Monday, March 19, 2007

Story Jar - The Chair in Room 318

The Story Jar - a biweekly column in the Patriot and Free Press, Cuba, New York

Published October 18, 2006 - Copyright Elaine Hardman 2006


I saw Bob Goodrich lugging it out with the trash at school in 1992 - I think. It bothered me because I am a fixer and this chair deserved to be fixed. It wasn’t a great chair, as in perfect. There were three legs on a chair that needed four. The flange under the seat was broken and two spindles were cracked. A hole was worn where the chair had rubbed for years against an unknown wall. But, it was an old, oak, office chair and I rescued it.

Bob said that he hated to throw it out but it had been in a pile in the basement for years and he never found a piece of oak thick enough to make a new leg. Besides, a new leg wouldn’t match the other three so the chair wasn’t worth keeping.

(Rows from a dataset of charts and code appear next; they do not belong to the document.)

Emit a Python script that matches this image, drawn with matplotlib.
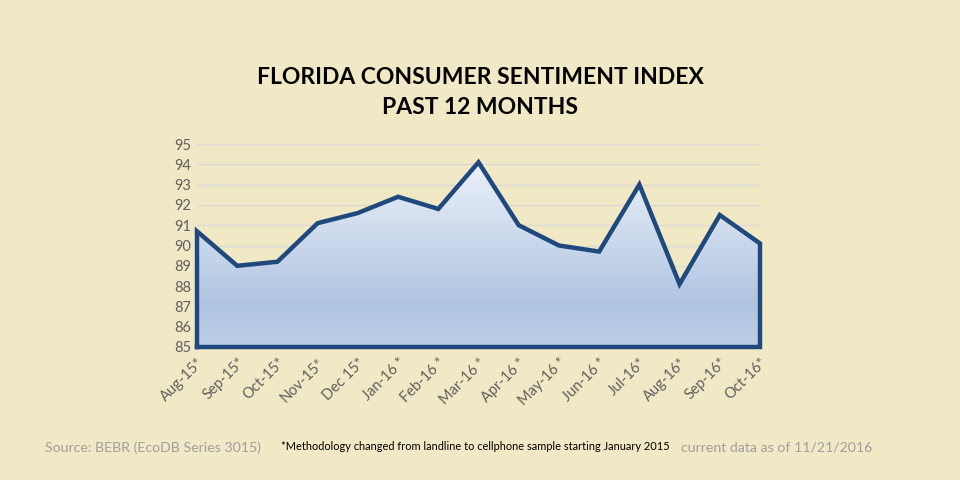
import matplotlib
matplotlib.use("Agg")
import matplotlib.pyplot as plt
import numpy as np
from matplotlib.colors import LinearSegmentedColormap
from matplotlib.patches import Polygon

months = ["Aug-15*", "Sep-15*", "Oct-15*", "Nov-15*", "Dec 15*", "Jan-16 *", "Feb-16 *",
          "Mar-16 *", "Apr-16 *", "May-16 *", "Jun-16 *", "Jul-16*", "Aug-16*", "Sep-16*", "Oct-16*"]
values = [90.7, 89.0, 89.2, 91.1, 91.6, 92.4, 91.8, 94.1, 91.0, 90.0, 89.7, 93.0, 88.1, 91.5, 90.1]
yticks = list(range(85, 96))

bg = "#F1E8C5"
line_color = "#1F497D"

plt.rcParams['font.family'] = ['Lato', 'DejaVu Sans']

fig = plt.figure(figsize=(9.6, 4.8), dpi=100, facecolor=bg)
ax = fig.add_axes([197/960, 1-347/480, (760-197)/960, (347-144)/480])
ax.set_facecolor(bg)

x = np.arange(len(values))
ax.set_xlim(0, len(values) - 1)
ax.set_ylim(85, 95)

# gradient fill
cmap = LinearSegmentedColormap.from_list("g", [(0.0, "#BDD0E8"), (0.2, "#AFC4E1"), (1.0, "#F3F6FC")])
grad = np.linspace(0, 1, 256).reshape(-1, 1)
im = ax.imshow(grad, aspect='auto', cmap=cmap, origin='lower',
               extent=[0, len(values) - 1, 85, 95], zorder=1)
verts = [(0, 85)] + list(zip(x, values)) + [(len(values) - 1, 85)]
poly = Polygon(verts, closed=True, facecolor='none', edgecolor='none', transform=ax.transData)
ax.add_patch(poly)
im.set_clip_path(poly)

ax.grid(axis='y', color='#D9D9D9', linewidth=1, zorder=0)
ax.set_axisbelow(True)
ax.plot(np.concatenate([[0], x, [len(values) - 1], [0]]),
        np.concatenate([[85], values, [85], [85]]),
        color=line_color, linewidth=3.2, solid_joinstyle='miter', zorder=3, clip_on=False)

for s in ax.spines.values():
    s.set_visible(False)
ax.set_yticks(yticks)
ax.set_yticklabels([str(t) for t in yticks], fontsize=10.5, color='#606060')
ax.set_xticks(x)
ax.set_xticklabels(months, rotation=45, ha='right', rotation_mode='anchor',
                   fontsize=10.5, color='#606060')
ax.tick_params(length=0, pad=4)
ax.tick_params(axis='x', pad=6)

fig.text(0.5, 1-77/480, "FLORIDA CONSUMER SENTIMENT INDEX", ha='center', va='center',
         fontsize=16.5, fontweight='bold', color='black')
fig.text(0.5, 1-107/480, "PAST 12 MONTHS", ha='center', va='center',
         fontsize=16.5, fontweight='bold', color='black')

fig.text(45/960, 1-448/480, "Source: BEBR (EcoDB Series 3015)", ha='left', va='center',
         fontsize=10.2, color='#A0A0A0')
fig.text(281/960, 1-447/480, "*Methodology changed from landline to cellphone sample starting January 2015",
         ha='left', va='center', fontsize=7.95, color='black')
fig.text(681/960, 1-448/480, "current data as of 11/21/2016", ha='left', va='center',
         fontsize=10.2, color='#A0A0A0')

fig.savefig("out.png", dpi=100, facecolor=bg)
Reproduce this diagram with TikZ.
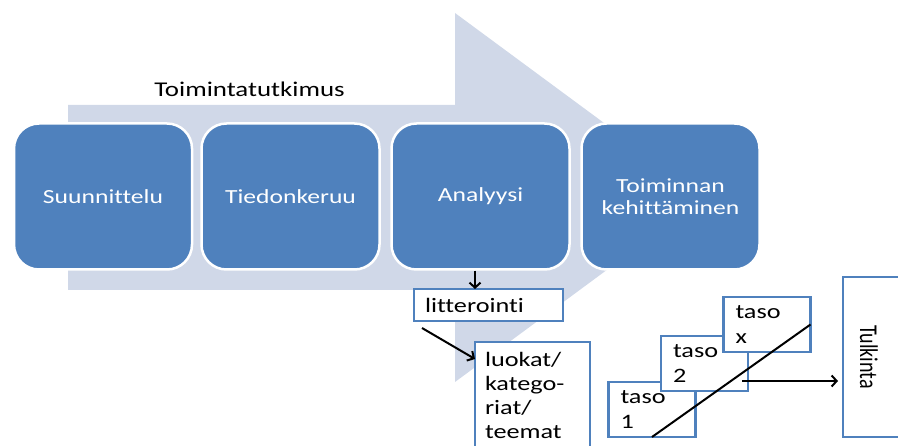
\documentclass[tikz,border=0pt]{standalone}
\usepackage{fontspec}
\setmainfont{Carlito}[FakeStretch=1.28, Ligatures=NoCommon]
\newfontfamily\uprightfont{Carlito}[Ligatures=NoCommon]
\usetikzlibrary{arrows.meta}
\definecolor{phaseblue}{HTML}{4F81BD}
\definecolor{flowgray}{HTML}{D0D8E8}

\tikzset{
  phase/.style={rectangle, rounded corners=25pt, fill=phaseblue, draw=white,
    line width=2.5pt, text=white, minimum width=178pt, minimum height=146pt,
    align=center, font=\fontsize{20}{22}\selectfont},
  wbox/.style={rectangle, draw=phaseblue, line width=2.5pt, fill=white,
    align=left, outer sep=0pt, font=\fontsize{20.5}{24}\selectfont},
  tasobox/.style={wbox, text width=63pt, inner xsep=12pt, minimum height=55pt,
    font=\fontsize{20.5}{25}\selectfont},
  arr/.style={-{Straight Barb[length=5pt,width=11pt]}, line width=2pt, black},
  heading/.style={anchor=base, font=\fontsize{21}{25}\selectfont},
}

\begin{document}
\begin{tikzpicture}[x=1pt,y=-1pt]
\useasboundingbox (0,0) rectangle (898,446);
\clip (0,0) rectangle (898,446);

% broad process arrow in the background
\fill[flowgray] (68,105) -- (455,105) -- (455,13) -- (705,197.5)
  -- (455,382) -- (455,290) -- (68,290) -- cycle;
\node[heading] (title) at (249.5,96.7) {Toimintatutkimus};

% the four phases
\node[phase] (p1) at (103,196.5) {Suunnittelu};
\node[phase] (p2) at (290.5,196.5) {Tiedonkeruu};
\node[phase] (p3) at (480.5,196.5) {Analyysi};
\node[phase] (p4) at (670.5,196.5) {Toiminnan\\kehittäminen};

% analysis steps
\node[wbox, minimum width=149pt, minimum height=32pt, text width=127pt,
  inner xsep=11pt] (litt) at (488.5,305) {litterointi};
\node[wbox, anchor=north west, text width=95pt, inner xsep=10pt,
  inner ysep=10.5pt] (luok) at (475,342) {luokat/\\katego-\\riat/\\teemat};

\draw[arr] ([xshift=-5.5pt]p3.south) -- ([xshift=-5.5pt]p3.south |- litt.north);
\draw[arr] ([xshift=8pt,yshift=-7pt]litt.south west) -- ([yshift=-17pt]luok.north west);

% stacked levels
\node[tasobox] (t1) at (652,409.5) {taso\\1};
\node[tasobox] (t2) at (704.5,363.5) {taso\\2};
\node[tasobox] (tx) at (767,324.5) {taso\\x};
\draw[line width=2pt] (t1.south) -- (tx.east);

% interpretation
\node[wbox, anchor=north west, minimum width=120pt, minimum height=160pt] (tulk) at (843,277) {};
\node[rotate=-90, font=\fontsize{20}{24}\selectfont] (tulktext) at (869,357)
  {\scalebox{1}[1.28]{\uprightfont Tulkinta}};
\coordinate (tap) at (742,381);
\draw[arr, shorten >=5pt] (tap) -- (tap -| tulk.west);
\end{tikzpicture}
\end{document}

Undaunted, I dragged it home to Rick, a champion fixer and descendant of one of West Virginia’s professional tinkers. Because of the propensities of his family, Rick has been surrounded by objects in need of repair and restoration, and he has valiantly tinkered his way through a mountain of projects. It was worth a try.

The chair went from spending years in the school basement to spending years in our basement where it accumulated dust, spider webs and a few new scratches while waiting for a thick piece of oak. Over those years, Andover School acquired a new wing, the site of room 318. At first, room 318 was a study hall and then health classroom but eventually it became my language arts room and I moved in with all of my computers.

It was on the top shelf of the upper cupboard at the far end. I felt it before I saw it and had to climb on a chair to get a good grip. Three inches thick, golden oak, with a wheel on the bottom. I held up the missing chair leg and gave a shout.

That wing of the school wasn’t even a drawing when the chair was broken. How did the leg ever find its way into what became my cupboard? That lonely and lowly, disembodied chair leg had been rescued, more than once I’ll bet, for about eight years. I asked around the school but didn’t find anyone who remembered ever seeing it before. “Nope. I have no idea.”

Inspired by the find, my husband attached the leg, machined a new flange, glued the spindles and installed an engraved plate over the wood filler repairing the hole in the back. Now it really is a very nice, old, oak chair and I think that Bob would have been pleased.